Conferences Discuss How to Improve Health Data Survey Collection Methods

Conference on health survey methods

The University of Illinois at Chicago held two conferences on health survey research methods, one in 1995 and another in 1999. The conferences, which first began in 1975, examine the strengths and limitations of health survey data and survey methods and cover ways they can be improved.

Key Results

  • The Sixth Conference on Health Survey Research Methods was held in Breckenridge, Colo., June 24–26, 1995. In all, 65 researchers and policy-makers attended the conference, representing universities, the federal government and both nonprofit and for-profit organizations. Twenty-nine papers were selected from 150 submissions. The selected papers were in five topic areas:

    • Measuring Medical Care and Health Status.
    • Research on Survey Questions.
    • Sampling and Cooperation.
    • Special Populations and Sensitive Issues.
    • Integrating Surveys and Other Data.

    Speakers gave updates on sampling the aged, street prostitutes, homeless people and groups at high risk for HIV infection. Conferees also discussed how best to select random samples for studies of health care.

  • The Seventh Conference on Health Survey Research Methods, which was held September 24–27, 1999, in Williamsburg, Va. Seventy-six people attended the conference, representing universities, the federal government and both nonprofit and for-profit organizations.

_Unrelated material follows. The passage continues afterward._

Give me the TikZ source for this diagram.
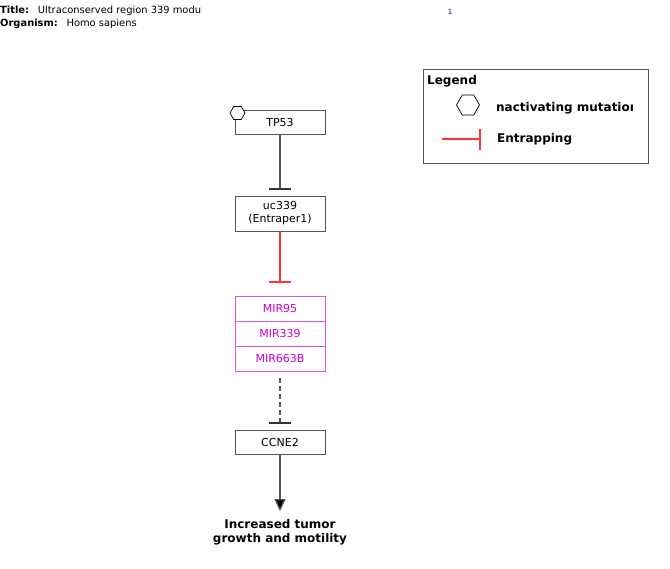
\documentclass[tikz,border=0pt]{standalone}
\usepackage{fontspec}
\setmainfont{DejaVu Sans}
\usetikzlibrary{shapes.geometric,arrows.meta,calc}
\definecolor{mirc}{HTML}{CC00CC}
\definecolor{mirline}{HTML}{DD55DD}
\definecolor{entr}{HTML}{FF3333}
\definecolor{edge}{HTML}{555555}
\tikzset{
  gene/.style={draw=edge, line width=0.9pt, minimum width=90pt, minimum height=24pt, inner sep=0pt, font=\fontsize{11}{13}\selectfont, align=center},
  mir/.style={draw=mirline, line width=0.9pt, minimum width=90pt, minimum height=25pt, inner sep=0pt, text=mirc, font=\fontsize{11}{13}\selectfont},
  hexa/.style={draw=black, regular polygon, regular polygon sides=6, shape border rotate=0, fill=white, inner sep=0pt, line width=0.7pt},
  bold/.style={font=\fontsize{12}{14}\selectfont\bfseries},
  conn/.style={draw=edge, line width=1.1pt},
  tbar/.style={line width=2pt}
}
\begin{document}
\begin{tikzpicture}[x=1pt,y=-1pt]
\useasboundingbox (0,0) rectangle (670,569);
% header
\begin{scope}
\clip (0,0) rectangle (201,30);
\node[anchor=base west, inner sep=0pt, font=\fontsize{9.9}{11}\selectfont] (title) at (0,13.5) {\textbf{Title:}\hspace{4.5pt} Ultraconserved region 339 modulates miRNA};
\node[anchor=base west, inner sep=0pt, font=\fontsize{9.9}{11}\selectfont] (org) at (0,27) {\textbf{Organism:}\hspace{4.5pt} Homo sapiens};
\end{scope}
\node[text=blue!60!black, font=\fontsize{7}{8}\selectfont, inner sep=0pt] (pg) at (450,12) {1};
% legend
\node[draw=edge, line width=0.9pt, minimum width=225pt, minimum height=94pt, anchor=north west, inner sep=0pt] (legend) at (423,69) {};
\node[bold, anchor=west, inner sep=0pt] (legt) at (427,81) {Legend};
\node[hexa, minimum width=23pt] (lhex) at (468,105) {};
\begin{scope}
\clip (496,90) rectangle (632,120);
\node[bold, anchor=west, inner sep=0pt] (lmut) at (491.5,108) {Inactivating mutation};
\end{scope}
\coordinate (lr1) at (442,139);
\coordinate (lr2) at (480,139);
\draw[entr, line width=1.1pt] (lr1) -- (lr2);
\draw[entr, line width=2pt] (480,129) -- (480,150);
\node[bold, anchor=west, inner sep=0pt] (lent) at (497,139) {Entrapping};
% genes
\node[gene] (tp53) at (280,122) {TP53};
\node[hexa, minimum width=15pt] (thex) at (237.5,113) {};
\node[gene, minimum height=35pt] (uc) at (280,213.5) {uc339\\(Entraper1)};
\node[mir] (m1) at (280,308.5) {MIR95};
\node[mir] (m2) at (280,333.5) {MIR339};
\node[mir] (m3) at (280,358.5) {MIR663B};
\node[gene] (ccne) at (280,442) {CCNE2};
\node[bold, align=center, inner sep=0pt] (out) at (280,532) {Increased tumor\\growth and motility};
% connectors
\coordinate (b1) at (280,189);
\draw[conn] (tp53.south) -- (b1);
\draw[tbar, draw=black!80] ($(b1)+(-11,0)$) -- ($(b1)+(11,0)$);
\coordinate (b2) at (280,282);
\draw[entr, line width=1.1pt] (uc.south) -- (b2);
\draw[tbar, draw=entr] ($(b2)+(-11,0)$) -- ($(b2)+(11,0)$);
\coordinate (b3) at (280,423);
\draw[conn, dashed, dash pattern=on 5pt off 3pt] ($(m3.south)+(0,7)$) -- (b3);
\draw[tbar, draw=black!80] ($(b3)+(-11,0)$) -- ($(b3)+(11,0)$);
\draw[conn, -{Triangle[length=12pt,width=11pt,fill=black]}] (ccne.south) -- (280,511);
\end{tikzpicture}
\end{document}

There were 27 presentations and nine discussion papers, which were grouped into five topic areas:

    • Collecting Data From Children and Adolescents.
    • Racial and Ethnic Populations: Cross-Cultural Considerations.
    • Comparability of Data Across Different Modes of Data Collection.
    • Validity of Results.
    • Needs for State and Local Data of National Relevance.


    Conferees discussed the growing tension between the need to protect human subjects—especially vulnerable populations—and the goals of achieving high participation rates and collecting acceptable levels of data.

    A second, related theme was the need to reach children, adolescents and racial, ethnic and other minority groups directly instead of relying on parents and other proxies to provide data for these groups.

    Participants said that the evidence indicates that this can be done and that it often provides different data than if collected from proxies. Conferees also debated whether survey researchers should use standardized methods and measures for all survey respondents or should adapt them for the groups under scrutiny.

  • The proceedings of both conferences were published by the National Center for Health Statistics The proceedings of the Seventh Conference are also available on the national center's website.